Il progetto dovrebbe trattare non solo i temi da potenziare ma anche ammodernare drasticamente il metodo con cui attribuire fondi e decidere delle carriere.
Quest'ultimo punto è fondamentale, anzi strategico, per inserire giovani nei gradini più alti delle strutture di ricerca.
E per non assistere più al triste spettacolo di ultra sessantenni che promuovono ultracinquantenni.
Potrebbero così finalmente esser messi da parte i numerosi, troppi, personaggi che nelle Università e negli Enti di Ricerca vivono esclusivamente di posizioni in qualche modo acquisite ma pochissimo giustificate e che impediscono di fatto i grandi sviluppi che altri Paesi stanno conseguendo.
Sviluppi che avrebbero decisive ripercussioni nell'economia e nell'occupazione.
La crisi che stiamo attraversando giustifica a priori scelte indubbiamente impopolari per impedire un invecchiamento complessivo e, a quanto sembra, inarrestabile del sistema, con conseguenze negative potenzialmente irreversibili.
Abbiamo recentemente assistito, nel quadro di qualche abilitazione all'insegnamento universitario, a inaccettabili contorsioni per giustificare la promozione di personaggi con scarsi contributi scientifici e all'umiliazione di ricercatori validissimi [1 - 2 ].
Addirittura è sembrato che avere indici bibliometrici molto validi costituisca un vero e proprio handicap, determinando bocciature assurde con giustificazioni penose.
Ciò non potrà più succedere se a prendere queste delicate decisioni saranno chiamate persone che hanno mostrato, al dì la di ogni dubbio, il loro valore e che non sono minimamente influenzate da complessi di inferiorità, sia pur inconsapevoli.
Infine, non posso non notare che nessun ricercatore italiano di Fisica della Terra Solida o di Geologia è presente fra i magnifici 55. Eppure l'Italia è ricca di terremoti, vulcani, corsi di laurea e di tanti addetti nel settore.
Nel 2008 la stessa Thomson Reuters, per esempio, aveva definito l'INGV "rising star" e, quindi, mi aspettavo che qualcuna delle belli menti che vi operano "esplodesse" a livello mondiale.
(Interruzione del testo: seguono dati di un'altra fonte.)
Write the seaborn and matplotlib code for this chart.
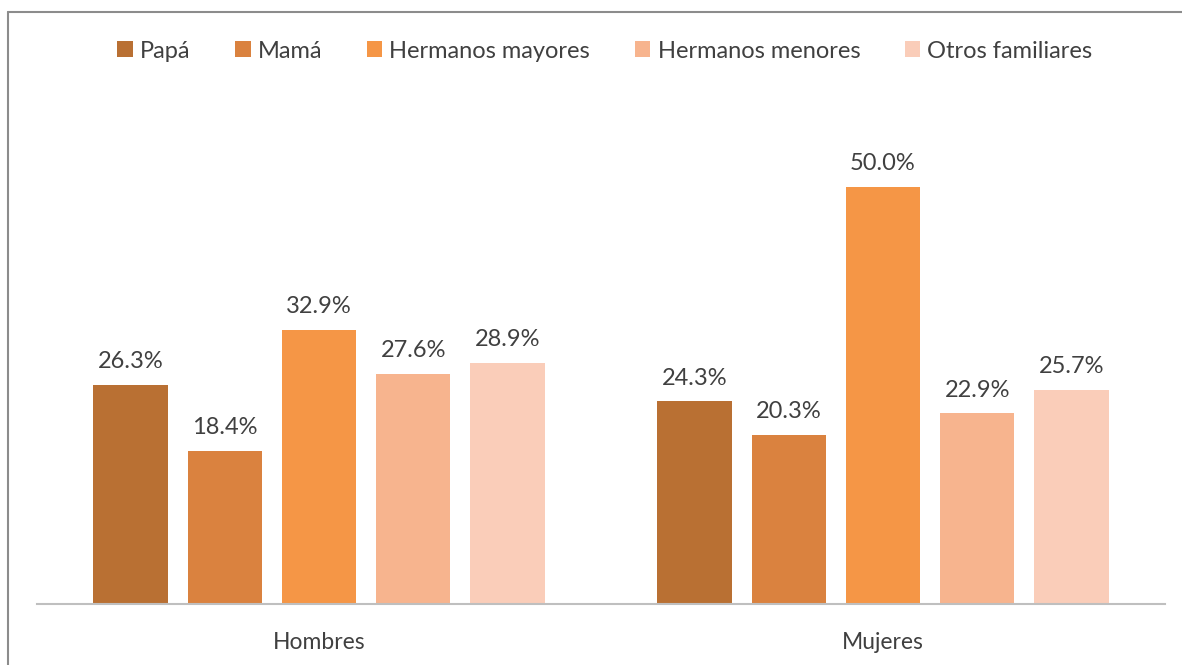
import matplotlib
matplotlib.use("Agg")
import matplotlib.pyplot as plt
import seaborn as sns
import pandas as pd
from matplotlib.lines import Line2D

grupos = ["Hombres", "Mujeres"]
familiares = ["Papá", "Mamá", "Hermanos mayores", "Hermanos menores", "Otros familiares"]
hombres = [26.3, 18.4, 32.9, 27.6, 28.9]
mujeres = [24.3, 20.3, 50.0, 22.9, 25.7]
colores = ["#B97033", "#DA823F", "#F59646", "#F7B48E", "#FACDB9"]

rows = []
for g, vals in zip(grupos, [hombres, mujeres]):
    for f, v in zip(familiares, vals):
        rows.append({"grupo": g, "familiar": f, "valor": v})
df = pd.DataFrame(rows)

sns.set_theme(style="white")
plt.rcParams["font.family"] = ["Lato", "DejaVu Sans"]

fig = plt.figure(figsize=(11.82, 6.65), dpi=100)
W, H = 1182, 665
ax = fig.add_axes([37 / W, 1 - 604 / H, (1165 - 37) / W, (604 - 90) / H])

sns.barplot(data=df, x="grupo", y="valor", hue="familiar", order=grupos,
            hue_order=familiares, palette=colores, width=0.835, gap=0.21,
            saturation=1, ax=ax, linewidth=0)

ax.set_xlim(-0.5, 1.5)
ax.set_ylim(0, (604 - 90) / 8.34)
for c in ax.containers:
    ax.bar_label(c, labels=[f"{v:.1f}%" for v in c.datavalues], padding=9,
                 fontsize=17, color="#404040")

ax.set_xlabel("")
ax.set_ylabel("")
ax.set_yticks([])
ax.tick_params(axis="x", length=0, labelsize=16.5, labelcolor="#404040", pad=20)
for s in ["top", "right", "left"]:
    ax.spines[s].set_visible(False)
ax.spines["bottom"].set_color("#BFBFBF")
ax.spines["bottom"].set_linewidth(1.5)

handles, labels = ax.get_legend_handles_labels()
ax.legend(handles, labels, loc="center", bbox_to_anchor=(605 / W, 1 - 51 / H),
          bbox_transform=fig.transFigure, ncol=5, frameon=False, fontsize=17,
          handlelength=0.65, handleheight=0.65, handletextpad=0.3,
          columnspacing=1.9, labelcolor="#404040")

fig.add_artist(Line2D([8 / W, 1], [1 - 12 / H, 1 - 12 / H], transform=fig.transFigure,
                      color="#8C8C8C", linewidth=1.5))
fig.add_artist(Line2D([8 / W, 8 / W], [0, 1 - 12 / H], transform=fig.transFigure,
                      color="#8C8C8C", linewidth=1.5))

fig.savefig("out.png", dpi=100, facecolor="white")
Sarebbe stata una grande soddisfazione.
Mi auguro che se non è successo, malgrado vi fossero tutte le condizioni, non sia dovuto a scarsa collaborazione, a dissidi inutili e a dissapori fra i ricercatori che vi operano.
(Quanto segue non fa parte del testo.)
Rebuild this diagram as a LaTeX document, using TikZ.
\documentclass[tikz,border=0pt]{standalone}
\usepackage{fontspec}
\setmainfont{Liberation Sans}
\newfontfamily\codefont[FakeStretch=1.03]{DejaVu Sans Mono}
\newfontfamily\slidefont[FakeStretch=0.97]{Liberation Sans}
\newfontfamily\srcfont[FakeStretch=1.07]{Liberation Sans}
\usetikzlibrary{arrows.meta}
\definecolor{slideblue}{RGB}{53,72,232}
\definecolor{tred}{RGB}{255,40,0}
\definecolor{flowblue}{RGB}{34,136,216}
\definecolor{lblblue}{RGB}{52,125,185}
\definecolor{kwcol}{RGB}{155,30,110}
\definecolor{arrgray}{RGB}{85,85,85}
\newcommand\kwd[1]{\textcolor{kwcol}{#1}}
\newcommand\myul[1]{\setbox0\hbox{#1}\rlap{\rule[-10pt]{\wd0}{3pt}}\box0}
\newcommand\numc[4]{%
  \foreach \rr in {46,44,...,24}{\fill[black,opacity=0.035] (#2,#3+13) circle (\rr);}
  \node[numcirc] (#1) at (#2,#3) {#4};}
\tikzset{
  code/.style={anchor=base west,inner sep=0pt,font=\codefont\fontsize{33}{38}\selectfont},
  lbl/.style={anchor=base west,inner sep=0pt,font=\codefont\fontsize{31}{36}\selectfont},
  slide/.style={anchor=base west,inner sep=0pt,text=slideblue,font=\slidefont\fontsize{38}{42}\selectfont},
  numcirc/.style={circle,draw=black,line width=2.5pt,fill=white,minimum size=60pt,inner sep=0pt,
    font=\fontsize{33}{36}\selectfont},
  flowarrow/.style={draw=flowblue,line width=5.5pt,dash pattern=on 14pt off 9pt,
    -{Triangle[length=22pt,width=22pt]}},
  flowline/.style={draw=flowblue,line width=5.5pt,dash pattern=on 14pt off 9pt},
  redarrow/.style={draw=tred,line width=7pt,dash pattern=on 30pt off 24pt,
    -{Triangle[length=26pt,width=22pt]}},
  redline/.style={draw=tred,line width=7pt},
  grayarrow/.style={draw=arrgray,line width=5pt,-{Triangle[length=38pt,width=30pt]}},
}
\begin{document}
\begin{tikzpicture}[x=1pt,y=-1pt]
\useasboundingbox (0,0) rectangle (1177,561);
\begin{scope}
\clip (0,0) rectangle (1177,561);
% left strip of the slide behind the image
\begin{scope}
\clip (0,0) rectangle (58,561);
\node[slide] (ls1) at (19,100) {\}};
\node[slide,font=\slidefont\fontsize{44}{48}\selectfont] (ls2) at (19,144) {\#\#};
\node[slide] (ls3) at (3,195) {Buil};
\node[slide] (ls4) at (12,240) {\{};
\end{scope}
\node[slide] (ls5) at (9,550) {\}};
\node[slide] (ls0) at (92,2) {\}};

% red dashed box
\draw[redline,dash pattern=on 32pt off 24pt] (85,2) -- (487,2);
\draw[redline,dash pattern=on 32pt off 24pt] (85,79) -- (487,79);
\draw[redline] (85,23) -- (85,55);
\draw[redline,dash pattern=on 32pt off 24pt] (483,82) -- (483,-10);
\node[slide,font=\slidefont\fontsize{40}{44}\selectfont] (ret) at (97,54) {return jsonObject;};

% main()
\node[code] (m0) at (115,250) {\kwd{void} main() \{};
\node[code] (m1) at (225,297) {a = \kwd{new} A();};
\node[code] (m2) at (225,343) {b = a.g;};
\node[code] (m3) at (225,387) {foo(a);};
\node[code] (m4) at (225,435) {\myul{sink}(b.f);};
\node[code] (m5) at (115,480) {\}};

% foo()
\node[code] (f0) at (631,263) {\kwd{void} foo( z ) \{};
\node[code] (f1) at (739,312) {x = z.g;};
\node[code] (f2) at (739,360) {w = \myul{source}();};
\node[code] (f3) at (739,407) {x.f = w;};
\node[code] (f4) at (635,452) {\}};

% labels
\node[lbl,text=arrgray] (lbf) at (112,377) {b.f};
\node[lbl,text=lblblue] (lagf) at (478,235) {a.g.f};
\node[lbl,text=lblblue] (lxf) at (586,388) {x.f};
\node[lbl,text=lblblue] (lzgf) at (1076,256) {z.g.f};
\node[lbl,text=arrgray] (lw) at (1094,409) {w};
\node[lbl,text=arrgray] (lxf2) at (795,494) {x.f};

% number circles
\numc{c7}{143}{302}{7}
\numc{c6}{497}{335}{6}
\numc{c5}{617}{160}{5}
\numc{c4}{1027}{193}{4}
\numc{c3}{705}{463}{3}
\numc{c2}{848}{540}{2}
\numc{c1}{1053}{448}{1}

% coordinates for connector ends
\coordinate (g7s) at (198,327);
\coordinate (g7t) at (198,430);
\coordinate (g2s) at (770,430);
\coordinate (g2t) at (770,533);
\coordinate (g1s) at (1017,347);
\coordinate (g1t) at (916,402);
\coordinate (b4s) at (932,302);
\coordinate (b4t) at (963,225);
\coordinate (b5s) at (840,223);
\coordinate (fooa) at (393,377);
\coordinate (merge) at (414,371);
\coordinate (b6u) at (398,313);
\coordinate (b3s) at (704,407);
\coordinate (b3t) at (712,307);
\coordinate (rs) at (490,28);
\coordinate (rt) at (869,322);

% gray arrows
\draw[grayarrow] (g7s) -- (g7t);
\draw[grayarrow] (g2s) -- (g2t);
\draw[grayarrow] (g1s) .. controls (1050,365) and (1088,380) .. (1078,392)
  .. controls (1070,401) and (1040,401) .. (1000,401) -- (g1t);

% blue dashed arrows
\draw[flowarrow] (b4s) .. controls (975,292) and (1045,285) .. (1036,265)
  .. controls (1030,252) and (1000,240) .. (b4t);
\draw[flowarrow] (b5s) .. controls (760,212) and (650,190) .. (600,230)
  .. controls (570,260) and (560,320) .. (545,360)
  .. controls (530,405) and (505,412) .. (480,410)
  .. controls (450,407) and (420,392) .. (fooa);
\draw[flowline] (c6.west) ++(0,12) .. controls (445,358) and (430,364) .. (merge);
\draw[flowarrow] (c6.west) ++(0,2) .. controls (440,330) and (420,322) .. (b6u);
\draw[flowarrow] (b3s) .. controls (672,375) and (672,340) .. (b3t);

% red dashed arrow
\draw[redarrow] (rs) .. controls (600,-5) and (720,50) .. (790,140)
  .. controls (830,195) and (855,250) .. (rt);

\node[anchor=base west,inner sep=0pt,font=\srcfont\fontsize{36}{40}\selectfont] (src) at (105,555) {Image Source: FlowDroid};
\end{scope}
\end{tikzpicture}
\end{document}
Sopratutto spero che non si sia creato un ambiente dove ci si preoccupa più di difendersi dai colleghi che di trovare risposte ai tanti affascinanti problemi che il nostro splendido Pianeta pone.
Ed è auspicabile che in qualche modo sia rimasto il gusto del confronto e della competizione scientifica sul piano internazionale, così sentito dieci o vent'anni fa.
Purtroppo gli anni passano, gli entusiasmi si affievoliscono e si possono creare le condizioni perché la mediocrità, sempre in agguato, prenda il sopravvento, facendo così emergere quelli che fanno gli scienziati con i politici e i politici con gli scienziati.
Sarà purtroppo molto improbabile, se le cose stanno realmente così, che un sismologo o un vulcanologo italiano entri in un prossimo futuro nel gruppo degli scienziati più influenti al mondo.
Ma la speranza è sempre l'ultima a morire.